Short exercise >>
Select, from the material below, each line with "this" in it.
..........
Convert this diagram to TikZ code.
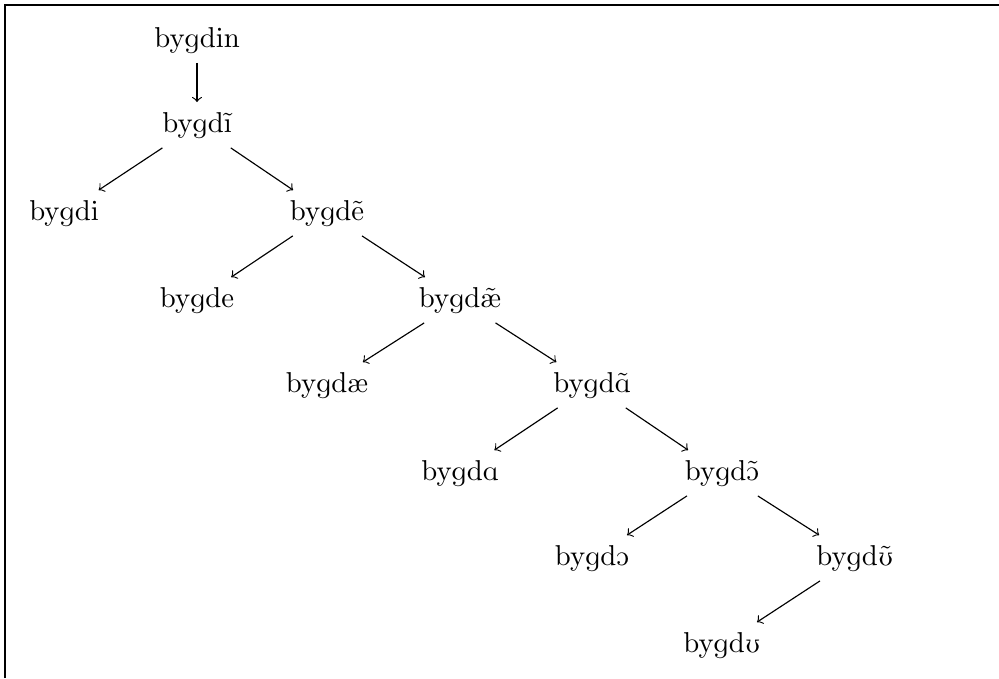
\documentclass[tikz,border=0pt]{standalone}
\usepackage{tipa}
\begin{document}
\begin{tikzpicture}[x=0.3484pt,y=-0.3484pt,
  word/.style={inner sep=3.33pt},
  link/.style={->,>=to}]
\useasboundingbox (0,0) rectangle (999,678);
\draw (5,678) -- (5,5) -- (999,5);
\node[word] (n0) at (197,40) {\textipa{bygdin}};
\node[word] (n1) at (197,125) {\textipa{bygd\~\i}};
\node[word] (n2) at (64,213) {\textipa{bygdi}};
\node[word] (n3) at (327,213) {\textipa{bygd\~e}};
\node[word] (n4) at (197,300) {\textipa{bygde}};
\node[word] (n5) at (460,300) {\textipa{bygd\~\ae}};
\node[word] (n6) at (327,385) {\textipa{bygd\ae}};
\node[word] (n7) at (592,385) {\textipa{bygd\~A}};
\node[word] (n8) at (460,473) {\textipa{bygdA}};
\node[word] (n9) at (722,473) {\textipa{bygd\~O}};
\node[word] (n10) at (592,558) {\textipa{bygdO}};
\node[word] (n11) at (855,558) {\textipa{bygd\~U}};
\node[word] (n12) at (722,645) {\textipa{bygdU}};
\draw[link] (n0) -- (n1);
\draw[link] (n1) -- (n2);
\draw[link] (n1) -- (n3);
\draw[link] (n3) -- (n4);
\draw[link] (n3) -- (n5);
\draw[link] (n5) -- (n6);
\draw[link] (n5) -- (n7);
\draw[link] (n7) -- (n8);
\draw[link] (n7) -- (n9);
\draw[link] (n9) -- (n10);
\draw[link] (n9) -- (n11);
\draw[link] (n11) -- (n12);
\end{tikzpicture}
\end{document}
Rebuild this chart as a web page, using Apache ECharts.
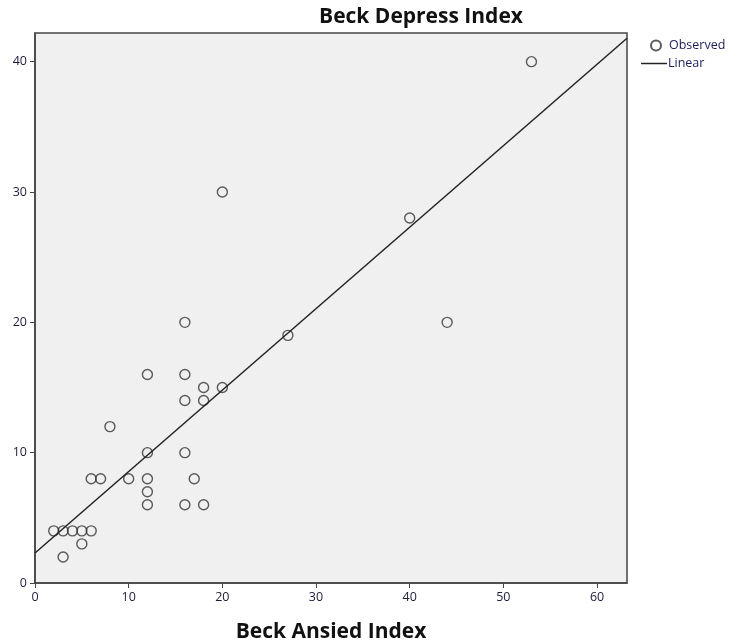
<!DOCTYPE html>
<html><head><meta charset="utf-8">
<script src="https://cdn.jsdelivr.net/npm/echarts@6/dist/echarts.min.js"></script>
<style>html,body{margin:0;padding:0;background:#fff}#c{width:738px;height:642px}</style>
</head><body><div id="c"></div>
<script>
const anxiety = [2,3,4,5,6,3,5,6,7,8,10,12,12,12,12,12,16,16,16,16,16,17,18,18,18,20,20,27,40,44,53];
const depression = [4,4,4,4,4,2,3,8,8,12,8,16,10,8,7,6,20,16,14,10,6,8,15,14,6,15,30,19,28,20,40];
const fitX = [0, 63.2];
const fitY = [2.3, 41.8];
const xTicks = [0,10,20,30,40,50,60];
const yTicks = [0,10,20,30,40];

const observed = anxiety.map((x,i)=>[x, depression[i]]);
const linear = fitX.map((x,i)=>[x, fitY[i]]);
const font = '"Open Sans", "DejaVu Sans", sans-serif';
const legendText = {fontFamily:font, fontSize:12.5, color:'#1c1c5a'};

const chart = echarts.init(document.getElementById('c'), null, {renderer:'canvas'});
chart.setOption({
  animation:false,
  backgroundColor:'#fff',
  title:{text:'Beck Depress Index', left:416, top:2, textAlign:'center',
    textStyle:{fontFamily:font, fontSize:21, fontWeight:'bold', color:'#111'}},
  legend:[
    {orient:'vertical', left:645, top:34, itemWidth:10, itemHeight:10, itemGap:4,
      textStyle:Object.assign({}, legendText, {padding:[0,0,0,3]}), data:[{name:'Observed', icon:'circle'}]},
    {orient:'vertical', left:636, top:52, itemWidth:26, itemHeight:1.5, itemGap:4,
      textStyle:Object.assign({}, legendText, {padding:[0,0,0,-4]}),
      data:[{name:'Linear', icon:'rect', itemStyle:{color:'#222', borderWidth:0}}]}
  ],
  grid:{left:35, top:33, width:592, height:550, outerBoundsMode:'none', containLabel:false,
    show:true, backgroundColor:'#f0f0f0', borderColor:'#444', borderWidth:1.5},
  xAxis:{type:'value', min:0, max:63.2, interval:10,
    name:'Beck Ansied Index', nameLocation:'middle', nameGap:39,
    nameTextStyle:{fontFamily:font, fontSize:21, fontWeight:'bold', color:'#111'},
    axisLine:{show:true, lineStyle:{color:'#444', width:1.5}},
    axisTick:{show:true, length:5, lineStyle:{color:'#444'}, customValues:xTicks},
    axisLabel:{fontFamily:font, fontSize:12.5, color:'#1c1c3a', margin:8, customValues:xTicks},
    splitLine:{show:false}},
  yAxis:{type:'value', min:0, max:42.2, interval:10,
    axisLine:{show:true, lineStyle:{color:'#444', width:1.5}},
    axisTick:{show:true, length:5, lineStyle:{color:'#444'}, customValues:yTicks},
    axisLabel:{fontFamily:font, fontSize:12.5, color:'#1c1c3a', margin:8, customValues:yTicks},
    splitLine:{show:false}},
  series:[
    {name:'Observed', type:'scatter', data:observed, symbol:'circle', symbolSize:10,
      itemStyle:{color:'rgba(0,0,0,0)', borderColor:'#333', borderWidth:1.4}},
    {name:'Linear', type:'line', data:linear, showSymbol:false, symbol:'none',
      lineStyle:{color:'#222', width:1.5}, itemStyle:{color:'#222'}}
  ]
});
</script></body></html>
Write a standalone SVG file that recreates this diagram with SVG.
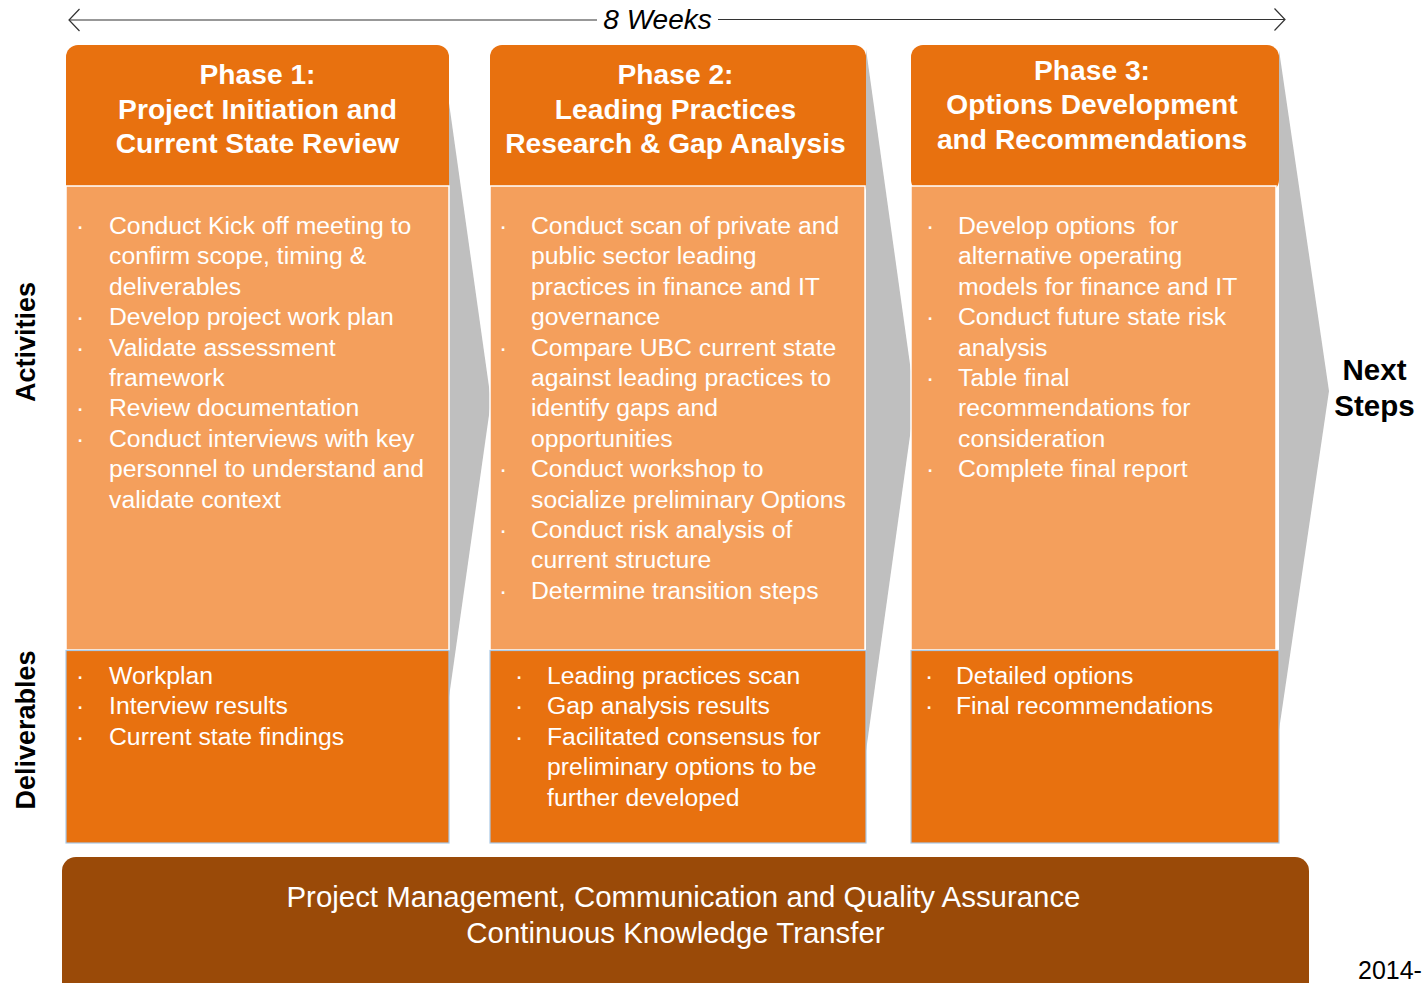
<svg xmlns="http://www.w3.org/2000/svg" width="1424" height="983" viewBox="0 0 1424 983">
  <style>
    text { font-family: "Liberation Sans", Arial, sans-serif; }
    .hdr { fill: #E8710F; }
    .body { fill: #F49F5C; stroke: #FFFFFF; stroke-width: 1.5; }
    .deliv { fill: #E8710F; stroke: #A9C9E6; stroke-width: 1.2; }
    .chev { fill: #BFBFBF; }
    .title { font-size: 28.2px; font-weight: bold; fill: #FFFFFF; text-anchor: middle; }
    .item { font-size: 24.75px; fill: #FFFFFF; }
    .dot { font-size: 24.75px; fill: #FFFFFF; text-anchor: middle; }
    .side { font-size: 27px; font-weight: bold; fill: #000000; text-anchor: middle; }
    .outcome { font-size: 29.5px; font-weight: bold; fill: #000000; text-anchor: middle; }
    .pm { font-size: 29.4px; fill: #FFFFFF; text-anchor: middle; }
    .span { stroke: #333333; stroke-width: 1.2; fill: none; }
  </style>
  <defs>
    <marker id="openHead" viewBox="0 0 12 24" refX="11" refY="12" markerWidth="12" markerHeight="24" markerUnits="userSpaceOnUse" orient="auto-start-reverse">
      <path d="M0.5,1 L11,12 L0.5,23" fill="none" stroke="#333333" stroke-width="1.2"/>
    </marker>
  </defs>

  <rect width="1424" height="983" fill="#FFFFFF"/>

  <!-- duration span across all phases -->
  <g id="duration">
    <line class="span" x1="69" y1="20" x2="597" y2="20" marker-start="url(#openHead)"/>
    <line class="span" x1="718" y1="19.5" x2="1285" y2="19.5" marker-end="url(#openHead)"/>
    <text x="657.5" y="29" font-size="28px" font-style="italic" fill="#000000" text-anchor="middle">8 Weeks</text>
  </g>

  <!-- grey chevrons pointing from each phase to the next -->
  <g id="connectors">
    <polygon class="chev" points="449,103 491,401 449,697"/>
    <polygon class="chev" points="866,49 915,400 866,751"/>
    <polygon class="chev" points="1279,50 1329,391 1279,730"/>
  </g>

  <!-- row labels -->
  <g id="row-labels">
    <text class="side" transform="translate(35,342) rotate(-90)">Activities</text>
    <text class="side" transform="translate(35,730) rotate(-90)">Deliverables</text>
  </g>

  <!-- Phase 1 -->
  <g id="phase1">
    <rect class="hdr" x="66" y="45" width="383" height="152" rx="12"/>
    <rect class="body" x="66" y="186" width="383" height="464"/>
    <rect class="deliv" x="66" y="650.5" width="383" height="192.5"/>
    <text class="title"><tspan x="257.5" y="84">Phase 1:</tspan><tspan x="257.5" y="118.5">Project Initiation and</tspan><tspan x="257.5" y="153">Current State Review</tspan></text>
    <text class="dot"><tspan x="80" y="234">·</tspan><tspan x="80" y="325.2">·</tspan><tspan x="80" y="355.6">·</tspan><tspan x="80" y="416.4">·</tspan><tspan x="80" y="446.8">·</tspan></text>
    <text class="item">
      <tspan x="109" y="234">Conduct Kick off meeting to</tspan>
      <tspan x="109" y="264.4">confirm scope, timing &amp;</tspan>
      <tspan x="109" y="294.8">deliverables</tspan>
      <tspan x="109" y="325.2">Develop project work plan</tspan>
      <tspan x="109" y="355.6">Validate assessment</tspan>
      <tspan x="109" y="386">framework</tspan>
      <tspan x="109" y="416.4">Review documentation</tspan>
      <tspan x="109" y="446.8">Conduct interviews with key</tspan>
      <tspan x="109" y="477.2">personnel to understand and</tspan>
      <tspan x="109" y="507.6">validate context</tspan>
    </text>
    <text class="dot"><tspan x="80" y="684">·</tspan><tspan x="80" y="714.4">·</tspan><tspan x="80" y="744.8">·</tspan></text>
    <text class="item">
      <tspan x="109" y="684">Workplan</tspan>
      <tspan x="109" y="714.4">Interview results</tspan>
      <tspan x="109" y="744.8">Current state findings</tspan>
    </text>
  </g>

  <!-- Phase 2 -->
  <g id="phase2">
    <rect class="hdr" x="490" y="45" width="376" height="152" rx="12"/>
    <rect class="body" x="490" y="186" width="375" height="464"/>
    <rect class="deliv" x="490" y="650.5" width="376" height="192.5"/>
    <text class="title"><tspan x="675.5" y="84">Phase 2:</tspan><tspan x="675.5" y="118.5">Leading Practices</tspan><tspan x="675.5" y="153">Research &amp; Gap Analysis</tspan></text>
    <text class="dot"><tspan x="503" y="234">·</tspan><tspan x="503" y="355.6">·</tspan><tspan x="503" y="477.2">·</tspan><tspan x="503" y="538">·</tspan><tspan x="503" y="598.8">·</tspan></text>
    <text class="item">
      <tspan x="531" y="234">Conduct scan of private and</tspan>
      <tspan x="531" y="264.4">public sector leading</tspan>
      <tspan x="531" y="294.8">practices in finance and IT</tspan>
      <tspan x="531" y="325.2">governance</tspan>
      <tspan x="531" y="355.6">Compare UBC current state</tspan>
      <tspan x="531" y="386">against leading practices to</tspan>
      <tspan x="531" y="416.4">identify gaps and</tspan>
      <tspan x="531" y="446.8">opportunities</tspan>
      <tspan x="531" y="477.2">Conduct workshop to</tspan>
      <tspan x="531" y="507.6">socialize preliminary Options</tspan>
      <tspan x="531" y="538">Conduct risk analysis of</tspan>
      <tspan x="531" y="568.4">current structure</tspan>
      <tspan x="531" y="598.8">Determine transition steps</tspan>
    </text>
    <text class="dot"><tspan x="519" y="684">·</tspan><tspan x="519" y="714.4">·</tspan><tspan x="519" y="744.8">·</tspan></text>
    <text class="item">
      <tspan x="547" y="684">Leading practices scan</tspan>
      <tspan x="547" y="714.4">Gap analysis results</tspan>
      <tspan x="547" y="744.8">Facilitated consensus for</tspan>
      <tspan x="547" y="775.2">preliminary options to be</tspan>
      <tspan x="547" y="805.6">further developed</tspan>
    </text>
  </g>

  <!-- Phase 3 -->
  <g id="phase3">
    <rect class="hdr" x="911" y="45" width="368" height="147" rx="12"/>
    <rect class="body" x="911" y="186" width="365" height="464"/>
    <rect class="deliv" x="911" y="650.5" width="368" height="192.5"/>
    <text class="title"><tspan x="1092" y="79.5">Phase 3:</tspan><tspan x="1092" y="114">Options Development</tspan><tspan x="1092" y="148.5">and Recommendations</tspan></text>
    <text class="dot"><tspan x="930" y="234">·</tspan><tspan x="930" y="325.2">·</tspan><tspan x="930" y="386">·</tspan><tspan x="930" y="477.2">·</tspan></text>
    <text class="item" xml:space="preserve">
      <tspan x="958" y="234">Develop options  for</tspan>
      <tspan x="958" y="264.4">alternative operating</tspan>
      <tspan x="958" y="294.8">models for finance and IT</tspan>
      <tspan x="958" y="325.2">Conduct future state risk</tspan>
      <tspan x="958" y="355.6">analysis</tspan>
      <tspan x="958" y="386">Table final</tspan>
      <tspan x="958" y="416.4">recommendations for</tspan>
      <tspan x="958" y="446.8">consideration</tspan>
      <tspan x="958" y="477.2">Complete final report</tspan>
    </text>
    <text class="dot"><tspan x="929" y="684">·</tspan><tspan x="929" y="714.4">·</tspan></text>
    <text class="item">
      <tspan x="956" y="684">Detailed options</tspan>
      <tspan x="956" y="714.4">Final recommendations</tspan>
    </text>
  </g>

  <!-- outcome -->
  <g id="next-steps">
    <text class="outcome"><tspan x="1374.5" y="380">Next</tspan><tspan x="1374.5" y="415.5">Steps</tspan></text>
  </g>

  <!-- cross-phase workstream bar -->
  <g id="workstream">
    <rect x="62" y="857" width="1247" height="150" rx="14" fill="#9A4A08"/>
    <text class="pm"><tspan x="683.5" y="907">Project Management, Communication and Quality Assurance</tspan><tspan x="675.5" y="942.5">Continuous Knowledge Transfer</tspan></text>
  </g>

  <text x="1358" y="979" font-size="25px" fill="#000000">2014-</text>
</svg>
..........
Correct output >>
Convert this diagram to TikZ code.
Rebuild this chart as a web page, using Apache ECharts.
Write a standalone SVG file that recreates this diagram with SVG.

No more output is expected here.